* STATED PROBLEM:
Please output every line of the material as it stands, without the pictures.

* COLLECTED MATERIAL:
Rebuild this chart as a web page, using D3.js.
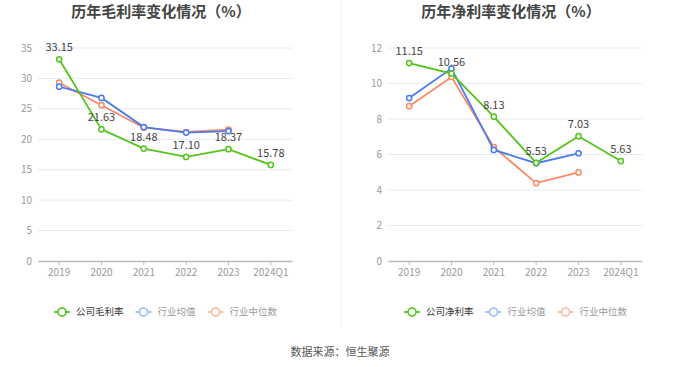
<!DOCTYPE html>
<html>
<head>
<meta charset="utf-8">
<script src="https://cdn.jsdelivr.net/npm/d3@7"></script>
<style>
  body { margin: 0; background: #fff; }
  svg { display: block; font-family: "Noto Sans CJK SC", "Noto Sans", sans-serif; }
</style>
</head>
<body>
<div id="vis"></div>
<script>
var width = 680,
    height = 367;

var years = ["2019", "2020", "2021", "2022", "2023", "2024Q1"];

// gross margin (%)
var grossCompany = [33.15, 21.63, 18.48, 17.10, 18.37, 15.78];
var grossAvg = [28.64, 26.80, 22.00, 21.10, 21.35];
var grossMedian = [29.30, 25.60, 21.90, 21.20, 21.60];
var grossTicks = [0, 5, 10, 15, 20, 25, 30, 35];

// net margin (%)
var netCompany = [11.15, 10.56, 8.13, 5.53, 7.03, 5.63];
var netAvg = [9.18, 10.84, 6.26, 5.51, 6.07];
var netMedian = [8.72, 10.37, 6.41, 4.39, 4.99];
var netTicks = [0, 2, 4, 6, 8, 10, 12];

var green = "#52c41a",
    blue = "#4a7cf0",
    orange = "#fa8a62";

var svg = d3.select("#vis").append("svg")
    .attr("width", width)
    .attr("height", height);

// divider
svg.append("line")
    .attr("x1", 341).attr("x2", 341)
    .attr("y1", 0).attr("y2", 326)
    .attr("stroke", "#f0f0f0")
    .attr("stroke-width", 1);

function drawChart(opt) {
  var g = svg.append("g");

  var x = d3.scaleBand()
      .domain(years)
      .range([opt.left, opt.left + 254]);

  var y = d3.scaleLinear()
      .domain([0, opt.max])
      .range([261, 48]);

  // title
  g.append("text")
      .attr("x", opt.titleX)
      .attr("y", 17)
      .attr("text-anchor", "middle")
      .style("font-size", "15px")
      .style("font-weight", "bold")
      .style("fill", "#444")
      .text(opt.title);

  // grid
  g.selectAll("line.grid")
      .data(opt.ticks.filter(function(d) { return d > 0; }))
      .enter()
      .append("line")
      .attr("class", "grid")
      .attr("x1", opt.left)
      .attr("x2", opt.left + 254)
      .attr("y1", function(d) { return y(d); })
      .attr("y2", function(d) { return y(d); })
      .attr("stroke", "#e6eaf4")
      .attr("stroke-width", 1);

  // y labels
  g.selectAll("text.ylab")
      .data(opt.ticks)
      .enter()
      .append("text")
      .attr("class", "ylab")
      .attr("x", opt.left - 6)
      .attr("y", function(d) { return y(d); })
      .attr("dy", "0.35em")
      .attr("text-anchor", "end")
      .style("font-size", "10px")
      .style("fill", "#999")
      .text(function(d) { return d; });

  // x axis
  var xAxis = g.append("g")
      .attr("transform", "translate(0,261)")
      .call(d3.axisBottom(x).tickSize(4).tickSizeOuter(0).tickPadding(4));
  xAxis.select(".domain").attr("stroke", "#bbb").attr("stroke-width", 1.5);
  xAxis.selectAll(".tick line").attr("stroke", "#bbb");
  xAxis.selectAll(".tick text")
      .style("font-size", "10px")
      .style("fill", "#999")
      .style("font-family", "'Noto Sans CJK SC', sans-serif");

  var cx = function(d, i) { return x(years[i]) + x.bandwidth() / 2; };

  var line = d3.line()
      .x(cx)
      .y(function(d) { return y(d); });

  var series = [
    { values: opt.median, color: orange },
    { values: opt.avg, color: blue },
    { values: opt.company, color: green }
  ];

  series.forEach(function(s) {
    g.append("path")
        .datum(s.values)
        .attr("d", line)
        .attr("fill", "none")
        .attr("stroke", s.color)
        .attr("stroke-width", 1.8);

    g.selectAll(null)
        .data(s.values)
        .enter()
        .append("circle")
        .attr("cx", cx)
        .attr("cy", function(d) { return y(d); })
        .attr("r", 2.6)
        .attr("fill", "#fff")
        .attr("stroke", s.color)
        .attr("stroke-width", 1.5);
  });

  // labels for the company series
  g.selectAll("text.vlab")
      .data(opt.company)
      .enter()
      .append("text")
      .attr("class", "vlab")
      .attr("x", cx)
      .attr("y", function(d) { return y(d) - 8; })
      .attr("text-anchor", "middle")
      .style("font-size", "11px")
      .style("fill", "#444")
      .text(function(d) { return d.toFixed(2); });

  // legend
  var items = [
    { name: opt.companyName, color: green, icon: green, text: "#333" },
    { name: "行业均值", color: blue, icon: "#9db9f7", text: "#999" },
    { name: "行业中位数", color: orange, icon: "#fcb8a0", text: "#999" }
  ];
  var lx = opt.legendX,
      ly = 312;
  items.forEach(function(it) {
    var lg = g.append("g").attr("transform", "translate(" + lx + "," + ly + ")");
    lg.append("line")
        .attr("x1", 0).attr("x2", 16)
        .attr("y1", 0).attr("y2", 0)
        .attr("stroke", it.icon)
        .attr("stroke-width", 1.8);
    lg.append("circle")
        .attr("cx", 8).attr("cy", 0).attr("r", 4)
        .attr("fill", "#fff")
        .attr("stroke", it.icon)
        .attr("stroke-width", 1.6);
    var t = lg.append("text")
        .attr("x", 22)
        .attr("y", 0)
        .attr("dy", "0.35em")
        .style("font-size", "9.5px")
        .style("fill", it.text)
        .text(it.name);
    lx += 22 + t.node().getComputedTextLength() + 12;
  });
}

drawChart({
  left: 38, max: 35, ticks: grossTicks, titleX: 161,
  title: "历年毛利率变化情况（%）",
  company: grossCompany, avg: grossAvg, median: grossMedian,
  companyName: "公司毛利率", legendX: 54
});

drawChart({
  left: 388, max: 12, ticks: netTicks, titleX: 511,
  title: "历年净利率变化情况（%）",
  company: netCompany, avg: netAvg, median: netMedian,
  companyName: "公司净利率", legendX: 404
});

// source
svg.append("text")
    .attr("x", 340)
    .attr("y", 352)
    .attr("dy", "0.35em")
    .attr("text-anchor", "middle")
    .style("font-size", "11px")
    .style("fill", "#555")
    .text("数据来源：恒生聚源");
</script>
</body>
</html>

* EXERCISE OUTPUT:
Rebuild this chart as a web page, using D3.js.
<!DOCTYPE html>
<html>
<head>
<meta charset="utf-8">
<script src="https://cdn.jsdelivr.net/npm/d3@7"></script>
<style>
  body { margin: 0; background: #fff; }
  svg { display: block; font-family: "Noto Sans CJK SC", "Noto Sans", sans-serif; }
</style>
</head>
<body>
<div id="vis"></div>
<script>
var width = 680,
    height = 367;

var years = ["2019", "2020", "2021", "2022", "2023", "2024Q1"];

// gross margin (%)
var grossCompany = [33.15, 21.63, 18.48, 17.10, 18.37, 15.78];
var grossAvg = [28.64, 26.80, 22.00, 21.10, 21.35];
var grossMedian = [29.30, 25.60, 21.90, 21.20, 21.60];
var grossTicks = [0, 5, 10, 15, 20, 25, 30, 35];

// net margin (%)
var netCompany = [11.15, 10.56, 8.13, 5.53, 7.03, 5.63];
var netAvg = [9.18, 10.84, 6.26, 5.51, 6.07];
var netMedian = [8.72, 10.37, 6.41, 4.39, 4.99];
var netTicks = [0, 2, 4, 6, 8, 10, 12];

var green = "#52c41a",
    blue = "#4a7cf0",
    orange = "#fa8a62";

var svg = d3.select("#vis").append("svg")
    .attr("width", width)
    .attr("height", height);

// divider
svg.append("line")
    .attr("x1", 341).attr("x2", 341)
    .attr("y1", 0).attr("y2", 326)
    .attr("stroke", "#f0f0f0")
    .attr("stroke-width", 1);

function drawChart(opt) {
  var g = svg.append("g");

  var x = d3.scaleBand()
      .domain(years)
      .range([opt.left, opt.left + 254]);

  var y = d3.scaleLinear()
      .domain([0, opt.max])
      .range([261, 48]);

  // title
  g.append("text")
      .attr("x", opt.titleX)
      .attr("y", 17)
      .attr("text-anchor", "middle")
      .style("font-size", "15px")
      .style("font-weight", "bold")
      .style("fill", "#444")
      .text(opt.title);

  // grid
  g.selectAll("line.grid")
      .data(opt.ticks.filter(function(d) { return d > 0; }))
      .enter()
      .append("line")
      .attr("class", "grid")
      .attr("x1", opt.left)
      .attr("x2", opt.left + 254)
      .attr("y1", function(d) { return y(d); })
      .attr("y2", function(d) { return y(d); })
      .attr("stroke", "#e6eaf4")
      .attr("stroke-width", 1);

  // y labels
  g.selectAll("text.ylab")
      .data(opt.ticks)
      .enter()
      .append("text")
      .attr("class", "ylab")
      .attr("x", opt.left - 6)
      .attr("y", function(d) { return y(d); })
      .attr("dy", "0.35em")
      .attr("text-anchor", "end")
      .style("font-size", "10px")
      .style("fill", "#999")
      .text(function(d) { return d; });

  // x axis
  var xAxis = g.append("g")
      .attr("transform", "translate(0,261)")
      .call(d3.axisBottom(x).tickSize(4).tickSizeOuter(0).tickPadding(4));
  xAxis.select(".domain").attr("stroke", "#bbb").attr("stroke-width", 1.5);
  xAxis.selectAll(".tick line").attr("stroke", "#bbb");
  xAxis.selectAll(".tick text")
      .style("font-size", "10px")
      .style("fill", "#999")
      .style("font-family", "'Noto Sans CJK SC', sans-serif");

  var cx = function(d, i) { return x(years[i]) + x.bandwidth() / 2; };

  var line = d3.line()
      .x(cx)
      .y(function(d) { return y(d); });

  var series = [
    { values: opt.median, color: orange },
    { values: opt.avg, color: blue },
    { values: opt.company, color: green }
  ];

  series.forEach(function(s) {
    g.append("path")
        .datum(s.values)
        .attr("d", line)
        .attr("fill", "none")
        .attr("stroke", s.color)
        .attr("stroke-width", 1.8);

    g.selectAll(null)
        .data(s.values)
        .enter()
        .append("circle")
        .attr("cx", cx)
        .attr("cy", function(d) { return y(d); })
        .attr("r", 2.6)
        .attr("fill", "#fff")
        .attr("stroke", s.color)
        .attr("stroke-width", 1.5);
  });

  // labels for the company series
  g.selectAll("text.vlab")
      .data(opt.company)
      .enter()
      .append("text")
      .attr("class", "vlab")
      .attr("x", cx)
      .attr("y", function(d) { return y(d) - 8; })
      .attr("text-anchor", "middle")
      .style("font-size", "11px")
      .style("fill", "#444")
      .text(function(d) { return d.toFixed(2); });

  // legend
  var items = [
    { name: opt.companyName, color: green, icon: green, text: "#333" },
    { name: "行业均值", color: blue, icon: "#9db9f7", text: "#999" },
    { name: "行业中位数", color: orange, icon: "#fcb8a0", text: "#999" }
  ];
  var lx = opt.legendX,
      ly = 312;
  items.forEach(function(it) {
    var lg = g.append("g").attr("transform", "translate(" + lx + "," + ly + ")");
    lg.append("line")
        .attr("x1", 0).attr("x2", 16)
        .attr("y1", 0).attr("y2", 0)
        .attr("stroke", it.icon)
        .attr("stroke-width", 1.8);
    lg.append("circle")
        .attr("cx", 8).attr("cy", 0).attr("r", 4)
        .attr("fill", "#fff")
        .attr("stroke", it.icon)
        .attr("stroke-width", 1.6);
    var t = lg.append("text")
        .attr("x", 22)
        .attr("y", 0)
        .attr("dy", "0.35em")
        .style("font-size", "9.5px")
        .style("fill", it.text)
        .text(it.name);
    lx += 22 + t.node().getComputedTextLength() + 12;
  });
}

drawChart({
  left: 38, max: 35, ticks: grossTicks, titleX: 161,
  title: "历年毛利率变化情况（%）",
  company: grossCompany, avg: grossAvg, median: grossMedian,
  companyName: "公司毛利率", legendX: 54
});

drawChart({
  left: 388, max: 12, ticks: netTicks, titleX: 511,
  title: "历年净利率变化情况（%）",
  company: netCompany, avg: netAvg, median: netMedian,
  companyName: "公司净利率", legendX: 404
});

// source
svg.append("text")
    .attr("x", 340)
    .attr("y", 352)
    .attr("dy", "0.35em")
    .attr("text-anchor", "middle")
    .style("font-size", "11px")
    .style("fill", "#555")
    .text("数据来源：恒生聚源");
</script>
</body>
</html>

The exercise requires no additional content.